Many people, it seems to be mostly the older investors, hate technical analysis. Technical analysis to an old value investor is like voodoo to a priest. Many people believe that indicators such as trend lines, relative strength indexes or moving averages only work because EVERYONE uses them. Now this could be the case, if everyone used the same indicators the market would move in very choppy patterns between two values. Up and down like a graph of your heart beat. I am a strong believer that technical studies have more going for them than that they just work because so many people use them.
Technical studies chart how the price moves rather than what news or fundamental piece of information makes an investor buy or sell a security, equity, commodity, or even things on ebay. (Ebay is great!)
I believe technical studies accurately determine where prices will be going. Watching technicals should be a very important part of your investment research. I will talk about the easiest but often most important technical study, the trend line.
Below is a chart of Google Inc:
There are many key trend lines in this chart but the two most crucial are the two red lines. These lines draw a nearly perfect tunnel which Google has followed since its IPO. The stock did break through to the upside, but this can never been seen as a bad thing regarding its strength. That just shows how powerful the buying was behind the stock.
The bottom red line has yet to be beaten by the price. It has been tested three times but it has never given to the downward force. (Downward force, sounds like something out of Star Wars)
The top line has been destroyed on four occasions, but is showing its strength in the recent peak.

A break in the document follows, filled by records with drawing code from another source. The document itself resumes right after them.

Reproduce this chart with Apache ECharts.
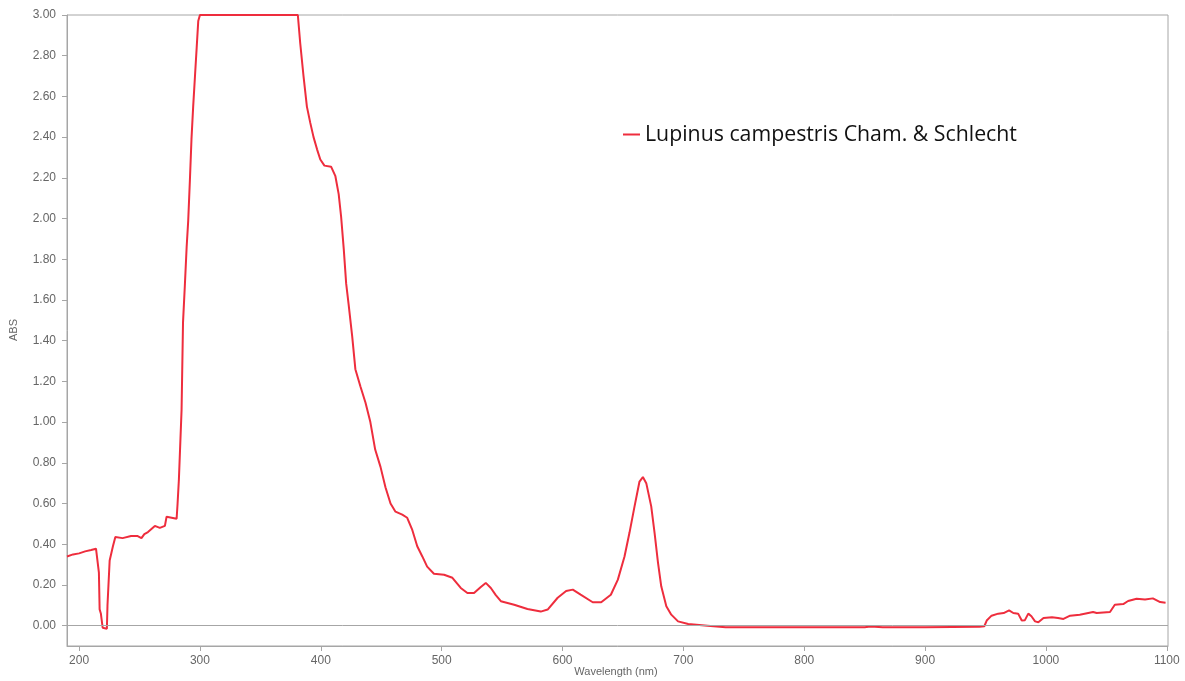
<!DOCTYPE html>
<html>
<head>
<meta charset="utf-8">
<script src="https://cdn.jsdelivr.net/npm/echarts@6/dist/echarts.min.js"></script>
<style>
html,body{margin:0;padding:0;background:#fff;}
#chart{width:1185px;height:681px;}
</style>
</head>
<body>
<div id="chart"></div>
<script>
const seriesName = 'Lupinus campestris Cham. & Schlecht';
const xAxisTitle = 'Wavelength (nm)';
const yAxisTitle = 'ABS';
const wavelength = [190,195,200,205,210,214,215.5,216.4,217,218,219.5,223,223.5,225.3,228,230,236,243,248.5,251.6,254,257,262.7,266.8,271,272.4,280.7,281.5,282.6,284.8,286,287.5,289,290.3,291.7,293,294.4,295.9,297.3,298.6,300,381,383,385.7,388.5,391.3,394,396.9,399.6,403,408.5,412,414.8,416.8,419,421,423,426,428.6,432.8,437,441,445,449.4,453.5,457.7,461.8,467.4,471.5,475.7,479.8,484,488,493.6,502,508.9,515.8,521.3,526.8,532.4,536.5,540.7,544.8,549,560,571,582,587.7,596,603,608.5,615,625,632,640,645.8,651.3,655.4,659.6,663.7,666.5,669.3,673.4,676.2,679,681.7,685.9,690,695.6,704,720,735,800,850,855,865,900,945,949,951,955,960.5,965,969.5,973,977,980,982.6,985.4,988,991,993.7,998,1005,1010,1014.5,1020,1028,1039,1042,1053,1057,1064,1068,1075,1082,1088.5,1094.5,1099];
const absorbance = [0.34,0.35,0.355,0.365,0.372,0.378,0.375,0.26,0.08,0.06,-0.01,-0.015,0.1,0.32,0.39,0.435,0.43,0.44,0.44,0.43,0.45,0.46,0.49,0.48,0.49,0.535,0.525,0.60,0.72,1.06,1.49,1.67,1.86,1.99,2.19,2.39,2.55,2.70,2.84,2.97,3.0,3.0,2.86,2.70,2.55,2.47,2.40,2.34,2.29,2.26,2.255,2.21,2.12,2.01,1.85,1.68,1.58,1.42,1.26,1.175,1.095,1.0,0.865,0.78,0.68,0.60,0.56,0.545,0.53,0.47,0.39,0.34,0.29,0.255,0.25,0.235,0.185,0.16,0.16,0.19,0.21,0.185,0.15,0.12,0.103,0.082,0.069,0.079,0.137,0.17,0.177,0.152,0.115,0.115,0.152,0.226,0.34,0.456,0.586,0.708,0.73,0.70,0.586,0.455,0.31,0.193,0.095,0.054,0.021,0.008,0.0,-0.008,-0.008,-0.008,-0.004,-0.008,-0.008,-0.006,-0.003,0.025,0.049,0.059,0.062,0.075,0.062,0.059,0.025,0.027,0.059,0.046,0.021,0.017,0.038,0.041,0.038,0.033,0.049,0.054,0.067,0.062,0.067,0.103,0.106,0.121,0.132,0.128,0.134,0.116,0.113];
const xTicks = [200,300,400,500,600,700,800,900,1000,1100];
const yTicks = [0,0.2,0.4,0.6,0.8,1.0,1.2,1.4,1.6,1.8,2.0,2.2,2.4,2.6,2.8,3.0];

const chart = echarts.init(document.getElementById('chart'), null, {renderer:'canvas'});
const data = wavelength.map((w,i)=>[w, absorbance[i]]);
const axisGray = '#a6a6a6';
const labelColor = '#666';
chart.setOption({
  animation:false,
  backgroundColor:'#fff',
  grid:{left:67,right:17,top:15,bottom:35,show:true,borderColor:axisGray,borderWidth:1,
        containLabel:false, outerBoundsMode:'none'},
  legend:{
    data:[seriesName],
    left:618, top:119,
    itemWidth:17, itemHeight:2, icon:'rect',
    textStyle:{fontFamily:'Open Sans', fontSize:21.3, color:'#111'},
    itemGap:4
  },
  graphic:[
    {type:'text', x:616, y:672, silent:true,
     style:{text:xAxisTitle, fill:labelColor, font:'11px "Liberation Sans"', align:'center', verticalAlign:'middle'}},
    {type:'text', x:14, y:330, rotation:Math.PI/2, silent:true,
     style:{text:yAxisTitle, fill:labelColor, font:'11px "Liberation Sans"', align:'center', verticalAlign:'middle'}}
  ],
  xAxis:{
    type:'value', min:190, max:1101,
    axisLine:{show:true,onZero:false,lineStyle:{color:axisGray}},
    axisTick:{show:true,length:5,lineStyle:{color:axisGray},customValues:xTicks},
    axisLabel:{customValues:xTicks, fontFamily:'Liberation Sans', fontSize:12, color:labelColor, margin:9,
      formatter:v=>String(v)},
    splitLine:{show:false}
  },
  yAxis:{
    type:'value', min:-0.1, max:3.0,
    axisLine:{show:true,onZero:false,lineStyle:{color:axisGray}},
    axisTick:{show:true,length:5,lineStyle:{color:axisGray},customValues:yTicks},
    axisLabel:{customValues:yTicks, fontFamily:'Liberation Sans', fontSize:12, color:labelColor, margin:11,
      formatter:v=>v.toFixed(2)},
    splitLine:{show:false}
  },
  series:[{
    name:seriesName, type:'line', data:data, showSymbol:false, symbol:'none',
    color:'#ee2d3d', lineStyle:{width:2, color:'#ee2d3d'},
    markLine:{silent:true, symbol:['none','none'], label:{show:false},
      lineStyle:{color:'#a6a6a6', type:'solid', width:1},
      data:[{yAxis:0}]}
  }]
});
</script>
</body>
</html>
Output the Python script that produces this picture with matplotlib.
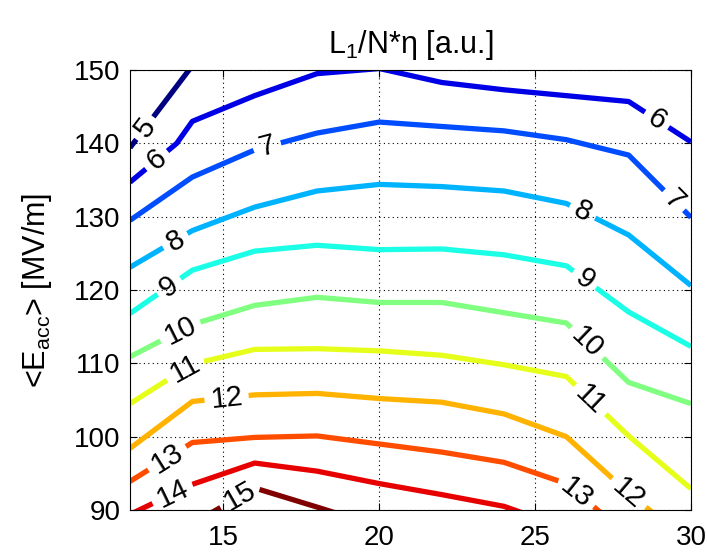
import numpy as np
import matplotlib
matplotlib.use("Agg")
import matplotlib.pyplot as plt
from matplotlib.contour import ContourSet

plt.rcParams['font.family'] = ['Liberation Sans', 'DejaVu Sans']
plt.rcParams['mathtext.fontset'] = 'custom'
plt.rcParams['mathtext.rm'] = 'Liberation Sans'
plt.rcParams['mathtext.it'] = 'Liberation Sans:italic'

levels = [5, 6, 7, 8, 9, 10, 11, 12, 13, 14, 15]
# jet-style colour per level
level_colors = ['#000080', '#0000e6', '#004cff', '#00b3ff', '#1affe6', '#80ff80',
                '#e6ff1a', '#ffb300', '#ff4d00', '#e60000', '#800000']

# iso-lines of L1/N*eta, x = cell parameter, y = <Eacc> in MV/m
xg = [12, 14, 16, 18, 20, 22, 24, 26, 28, 30]

c5_x = [12, 14]
c5_y = [139.4, 150.6]
c6_x = [12, 13.5, 14, 16, 18, 20, 22, 24, 26, 28, 30]
c6_y = [134.7, 140.0, 143.0, 146.5, 149.5, 150.2, 148.3, 147.3, 146.5, 145.7, 140.2]
c7_y = [129.5, 135.4, 139.1, 141.4, 142.9, 142.3, 141.7, 140.5, 138.4, 129.9]
c8_y = [123.1, 128.1, 131.3, 133.5, 134.4, 134.1, 133.5, 131.8, 127.5, 120.6]
c9_y = [116.8, 122.7, 125.3, 126.1, 125.5, 125.6, 124.8, 123.3, 117.0, 112.3]
c10_y = [110.9, 115.3, 117.9, 119.0, 118.3, 118.3, 116.9, 115.5, 107.4, 104.5]
c11_y = [104.5, 109.9, 111.9, 112.0, 111.7, 111.1, 109.8, 108.2, 100.1, 92.9]
c12_x = [12, 14, 16, 18, 20, 22, 24, 26, 28, 28.9]
c12_y = [98.4, 104.8, 105.7, 105.9, 105.2, 104.7, 103.1, 100.0, 92.3, 89.2]
c13_x = [12, 14, 16, 18, 20, 22, 24, 26, 27.2]
c13_y = [93.9, 99.2, 99.9, 100.1, 99.0, 97.9, 96.5, 93.6, 89.3]
c14_x = [12.1, 14, 16, 18, 20, 22, 24, 24.6]
c14_y = [89.6, 93.5, 96.4, 95.3, 93.6, 92.1, 90.5, 89.6]
c15_x = [14.6, 16, 18, 18.6]
c15_y = [89.6, 93.0, 90.4, 89.6]

lines = [(c5_x, c5_y), (c6_x, c6_y), (xg, c7_y), (xg, c8_y), (xg, c9_y),
         (xg, c10_y), (xg, c11_y), (c12_x, c12_y), (c13_x, c13_y),
         (c14_x, c14_y), (c15_x, c15_y)]

# where the inline level labels sit
label_pos = [(12.5, 142.0),
             (12.9, 137.5), (28.9, 143.2),
             (16.4, 139.6), (29.4, 132.0),
             (13.5, 126.4), (26.5, 130.5),
             (13.35, 119.9), (26.6, 121.5),
             (13.6, 114.5), (26.66, 112.8),
             (13.73, 109.4), (26.7, 104.7),
             (15.1, 105.2), (28.0, 92.3),
             (13.2, 97.0), (26.3, 92.2),
             (13.35, 92.3),
             (15.5, 92.0)]

fig = plt.figure(figsize=(7.07, 5.53), dpi=100)
ax = fig.add_axes([130 / 707, 43 / 553, 561 / 707, 440 / 553])

allsegs = [[np.column_stack([lx, ly])] for lx, ly in lines]
cs = ContourSet(ax, levels, allsegs, colors=level_colors, linewidths=3.8)

ax.set_xlim(12, 30)
ax.set_ylim(90, 150)
ax.set_xticks([15, 20, 25, 30])
ax.set_yticks(range(90, 151, 10))

ax.clabel(cs, manual=label_pos, inline=True, inline_spacing=6,
          fontsize=21, fmt='%d', colors='k')

ax.grid(True, linestyle=(0, (1, 3)), color='k', linewidth=0.8)
ax.set_axisbelow(True)
ax.tick_params(direction='in', top=True, right=True, length=5,
               labelsize=20, pad=7)
ax.tick_params(axis='x', pad=11)
for s in ax.spines.values():
    s.set_linewidth(0.8)

ax.set_title(r'L$_1$/N*η [a.u.]', fontsize=22, pad=12)
ax.set_ylabel(r'<E$_{\rm acc}$> [MV/m]', fontsize=22, labelpad=14)

fig.savefig('out.png', dpi=100)
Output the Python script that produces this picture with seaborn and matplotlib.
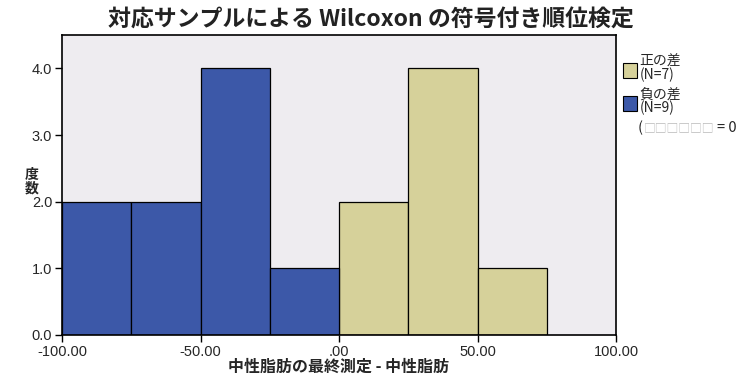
import numpy as np
import pandas as pd
import matplotlib
matplotlib.use("Agg")
import matplotlib.pyplot as plt
import seaborn as sns
from matplotlib.patches import Rectangle

# data
bin_edges = [-100, -75, -50, -25, 0, 25, 50, 75]
bin_centers = [-87.5, -62.5, -37.5, -12.5, 12.5, 37.5, 62.5]
counts = [2, 2, 4, 1, 2, 4, 1]
signs = ["負の差", "負の差", "負の差", "負の差", "正の差", "正の差", "正の差"]
x_ticks = [-100, -50, 0, 50, 100]
x_tick_labels = ["-100.00", "-50.00", ".00", "50.00", "100.00"]
y_ticks = [0, 1, 2, 3, 4]
y_tick_labels = ["0.0", "1.0", "2.0", "3.0", "4.0"]
legend_labels = ["正の差\n(N=7)", "負の差\n(N=9)"]

BLUE = "#3C58A8"
TAN = "#D6D19A"
BG = "#EEECF0"

sns.set_style("white")
plt.rcParams["font.family"] = ["Noto Sans CJK JP", "DejaVu Sans"]

df = pd.DataFrame({"diff": bin_centers, "count": counts, "sign": signs})

fig = plt.figure(figsize=(7.42, 3.85), dpi=100)
ax = fig.add_axes([0.0836, 0.13, 0.7466, 0.779])
ax.set_facecolor(BG)

sns.histplot(data=df, x="diff", weights="count", hue="sign", bins=bin_edges,
             palette={"負の差": BLUE, "正の差": TAN}, multiple="layer",
             alpha=1, edgecolor="black", linewidth=0.9, legend=False, ax=ax)

ax.set_xlim(-100, 100)
ax.set_ylim(0, 4.5)
ax.set_xticks(x_ticks)
ax.set_xticklabels(x_tick_labels)
ax.set_yticks(y_ticks)
ax.set_yticklabels(y_tick_labels)
ax.tick_params(axis="both", direction="out", length=5, width=1, color="black",
               labelsize=10.5, pad=2, bottom=True, left=True)
for lab in ax.get_xticklabels() + ax.get_yticklabels():
    lab.set_family(["Liberation Sans", "DejaVu Sans"])
for sp in ax.spines.values():
    sp.set_color("black")
    sp.set_linewidth(1.2)

ax.set_xlabel("中性脂肪の最終測定 - 中性脂肪", fontsize=11.5, fontweight="bold", labelpad=0)
ax.set_ylabel("")
fig.text(0.043, 0.527, "度\n数", fontsize=10, fontweight="bold", ha="center", va="center",
         linespacing=0.95)

fig.text(0.5, 0.948, "対応サンプルによる Wilcoxon の符号付き順位検定", fontsize=16.5,
         fontweight="bold", ha="center", va="center", color="#222222")

# legend drawn by hand, outside the axes
leg_colors = [TAN, BLUE]
leg_y = [0.818, 0.732]
for col, lab, yy in zip(leg_colors, legend_labels, leg_y):
    fig.patches.append(Rectangle((0.839, yy - 0.02), 0.019, 0.038, transform=fig.transFigure,
                                 facecolor=col, edgecolor="black", linewidth=0.8))
    fig.text(0.862, yy + 0.04, lab, fontsize=10, va="top", ha="left", linespacing=0.92)
fig.text(0.859, 0.668, "(", fontsize=10.5, va="center", ha="left")
fig.text(0.867, 0.668, "□□□□□□", fontsize=8.5, va="center", ha="left", color="#bbbbbb")
fig.text(0.966, 0.668, "= 0", fontsize=10.5, va="center", ha="left")

fig.savefig("out.png", dpi=100)
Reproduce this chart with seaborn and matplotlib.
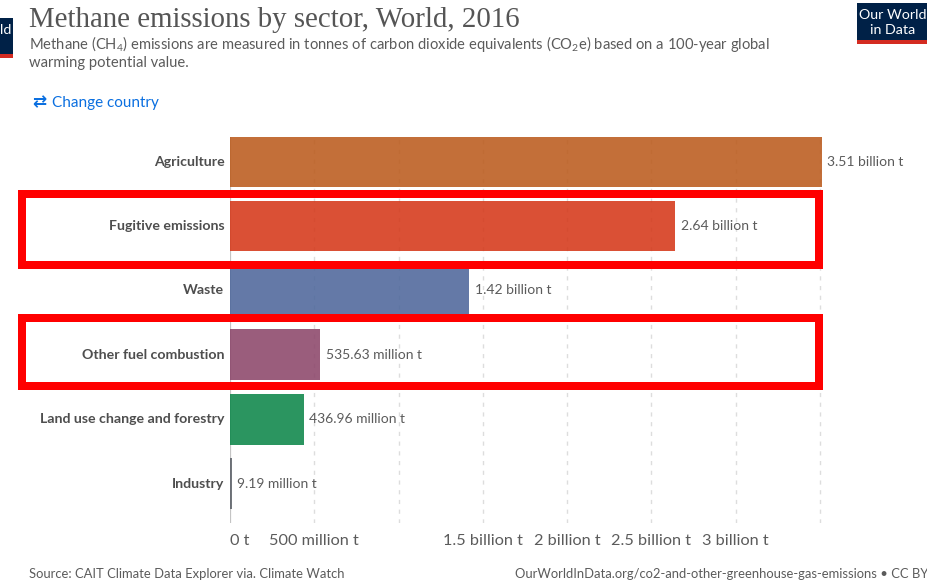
import matplotlib
matplotlib.use("Agg")
import matplotlib.pyplot as plt
from matplotlib.patches import Rectangle
import pandas as pd
import seaborn as sns

sectors = ["Agriculture", "Fugitive emissions", "Waste", "Other fuel combustion",
           "Land use change and forestry", "Industry"]
emissions_t = [3.51e9, 2.64e9, 1.42e9, 535.63e6, 436.96e6, 9.19e6]
value_labels = ["3.51 billion t", "2.64 billion t", "1.42 billion t",
                "535.63 million t", "436.96 million t", "9.19 million t"]
bar_colors = ["#BB5B1D", "#D53819", "#4E679B", "#8C466A", "#0D874A", "#5F646B"]
tick_values = [0, 0.5e9, 1e9, 1.5e9, 2e9, 2.5e9, 3e9, 3.5e9]
tick_labels = ["0 t", "500 million t", "", "1.5 billion t", "2 billion t",
               "2.5 billion t", "3 billion t", ""]

W, H = 928, 583
sns.set_theme(style="white")
plt.rcParams["font.family"] = ["Lato", "DejaVu Sans"]
plt.rcParams["mathtext.default"] = "regular"

TEXT = "#5b5b5b"
DARK = "#4e4e4e"
NAVY = "#002147"
RED = "#D42B21"


def pt(px):
    return px * 0.72


fig = plt.figure(figsize=(W / 100, H / 100), dpi=100, facecolor="white")


def fx(x):
    return x / W


def fy(y):
    return 1 - y / H


# Plot area spans the zero line to the 3.55 billion mark
left, right, top, bottom = 230, 830.5, 136.5, 522.5
ax = fig.add_axes([fx(left), fy(bottom), (right - left) / W, (bottom - top) / H])

df = pd.DataFrame({"sector": sectors, "emissions": emissions_t})
sns.barplot(data=df, x="emissions", y="sector", hue="sector", hue_order=sectors,
            palette=bar_colors, order=sectors, width=0.79, alpha=0.88, dodge=False,
            saturation=1, legend=False, ax=ax, zorder=3, linewidth=0)

ax.set_xlim(0, 3.5625e9)
ax.set_ylim(5.605, -0.39)
ax.set_xlabel("")
ax.set_ylabel("")
for side in ax.spines:
    ax.spines[side].set_visible(False)

ax.set_xticks(tick_values)
ax.set_xticklabels(tick_labels, fontsize=pt(16.3), color=TEXT)
ax.get_xticklabels()[0].set_ha("left")
ax.tick_params(axis="x", length=0, pad=8)
ax.tick_params(axis="y", length=0, pad=4)
ax.set_yticks(range(len(sectors)))
ax.set_yticklabels(sectors, fontsize=pt(14.1), fontweight="bold", color=DARK,
                   va="center")

for v in tick_values[1:]:
    ax.axvline(v, color="#dddddd", lw=1, ls=(0, (3, 4)), zorder=1)
ax.axvline(0, color="#c4c4c4", lw=1.6, zorder=2)

for container, label in zip(ax.containers, value_labels):
    ax.bar_label(container, labels=[label], padding=4.2, fontsize=pt(13.9),
                 color=TEXT, zorder=6)

# Highlight frames around two of the sectors
for x0, y0, x1, y1 in [(22, 194, 819, 265), (22, 318, 819, 386)]:
    fig.add_artist(Rectangle((fx(x0), fy(y1)), (x1 - x0) / W, (y1 - y0) / H,
                             transform=fig.transFigure, fill=False,
                             edgecolor="#FF0000", linewidth=pt(8), zorder=10,
                             joinstyle="miter"))

# Header
fig.text(fx(29), fy(27), "Methane emissions by sector, World, 2016",
         family="Liberation Serif", fontsize=pt(28.85), color="#555555", va="baseline")
fig.text(fx(29), fy(49), "Methane (CH$_4$) emissions are measured in tonnes of carbon dioxide "
         "equivalents (CO$_2$e) based on a 100-year global",
         fontsize=pt(14.8), color=TEXT, va="baseline")
fig.text(fx(29), fy(67), "warming potential value.", fontsize=pt(14.8), color=TEXT, va="baseline")

fig.text(fx(32), fy(107), "\u21c4", family="DejaVu Sans", fontweight="bold", fontsize=pt(17),
         color="#0a6fe0", va="baseline")
fig.text(fx(52), fy(107), "Change country", fontsize=pt(15.2), color="#0a6fe0", va="baseline")

# Logo blocks
for x0, y0, x1, y1, red_y in [(0, 18, 13.5, 58, 54.5), (857, 3, 928, 44, 40)]:
    fig.add_artist(Rectangle((fx(x0), fy(y1)), (x1 - x0) / W, (y1 - y0) / H,
                             transform=fig.transFigure, color=NAVY, lw=0))
    fig.add_artist(Rectangle((fx(x0), fy(y1)), (x1 - x0) / W, (y1 - red_y) / H,
                             transform=fig.transFigure, color=RED, lw=0))
fig.text(fx(893), fy(15), "Our World", fontsize=pt(14.2), color="white", ha="center", va="center", zorder=11)
fig.text(fx(893), fy(30.5), "in Data", fontsize=pt(14.2), color="white", ha="center", va="center", zorder=11)
fig.text(fx(6), fy(30.5), "ld", fontsize=pt(14.2), color="white", ha="center", va="center", zorder=11)

# Footer
fig.text(fx(29), fy(578), "Source: CAIT Climate Data Explorer via. Climate Watch",
         fontsize=pt(13), color=TEXT, va="baseline")
fig.text(fx(928), fy(578), "OurWorldInData.org/co2-and-other-greenhouse-gas-emissions \u2022 CC BY",
         fontsize=pt(13.05), color=TEXT, va="baseline", ha="right")

fig.savefig("out.png", dpi=100)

This line is weaker, but this is not a problem. It just demonstrates how much stronger Google is to the upside rather than in the selling. Google can crush the upward trend but doesn’t buckle when testing new lows.
Trend lines can be used horizontally too. Important, round numbers such as 500 or 525 tend to show the most support or resistance because that is the location where most people place their stop or limit orders. This was discussed in a previous blog post about why we tend to like these numbers more, its titled “Dow 12000, but what do these numbers mean.”
Trend lines best display the slope of the advancement or decline in a security. The older the trend line, the stronger it is. Usually when trend lines have never been broken they are stronger to future attempts to cross the line. Trend lines that have been compromised usually do make good market indicators but show a weak support or resistance rather than a much stronger, unbroken line.
While it is true that stocks can be manipulated by such self fulfilling prophecies, simple technicals like trend lines are not fueled by the masses who use them. Trend lines are in the simplest form a line at which an investor expects a security to advance or decline. Technicals are neither witchcraft nor the end all solution to investing.
Look to start drawing trend lines in your stock charts to help give you an idea of where a stock will be headed. The returns of your portfolio will increase substantially by utilizing trend lines to their full advantage. To get ahead of the game you must do something that most people do not; using trend lines is a perfect way to obtain the advantage.